University of Konstanz
Graduiertenkolleg / PhD Program
Computer and Information Science

Guest Talks

title

Efficient pairwise multilabel classification

speaker

Ph. D. Loza Mencia, Technische Universität Darmstadt, Germany

date & place

Friday, 25.05.2012, 12:00 h
Room H 306

abstract

In this talk, I will give an overview of methods for efficient learning from multilabel data developed in our group with a special emphasis on large-scale label output spaces. A prototypical application scenario for multilabel classification is the assignment of a set of keywords to a document, a frequently encountered problem in the text classification domain.
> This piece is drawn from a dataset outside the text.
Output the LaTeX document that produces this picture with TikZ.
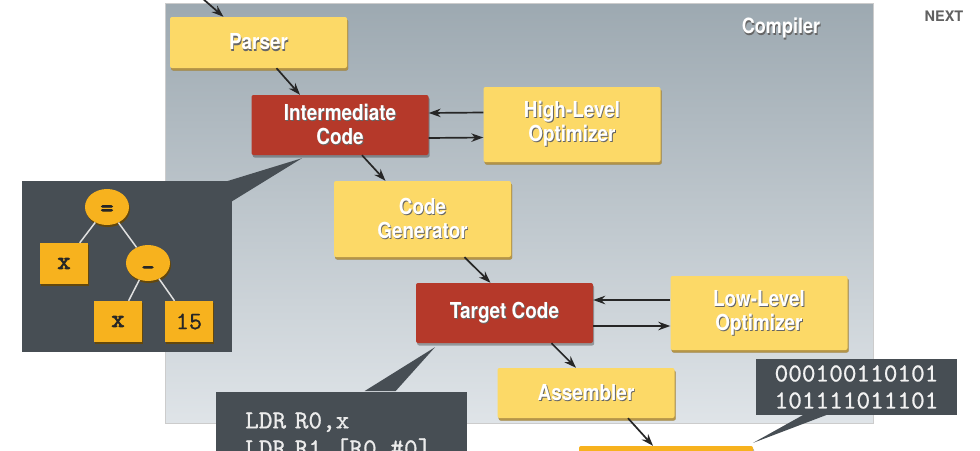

With upcoming Web 2.0 technologies, this domain is extended by a wide range of tag suggestion tasks and the trend definitely is moving towards more data points and more labels. In contrast to the common approach of training one classifier for independently predicting the relevance of each class, we focus on the pairwise decomposition of the original problem in which a decision function is trained for each pair of possible classes. The main advantage of this approach, the improvement of the predictive quality, must be contrasted with the main disadvantage, the quadratic number of classifiers needed (with respect to the number of labels). This talk will present a framework of efficient and scalable solutions for handling thousands of labels despite the quadratic dependency. The challenging EUR-Lex text collection with almost 4000 labels and 20000 documents serves as a testbed for the proposed approaches.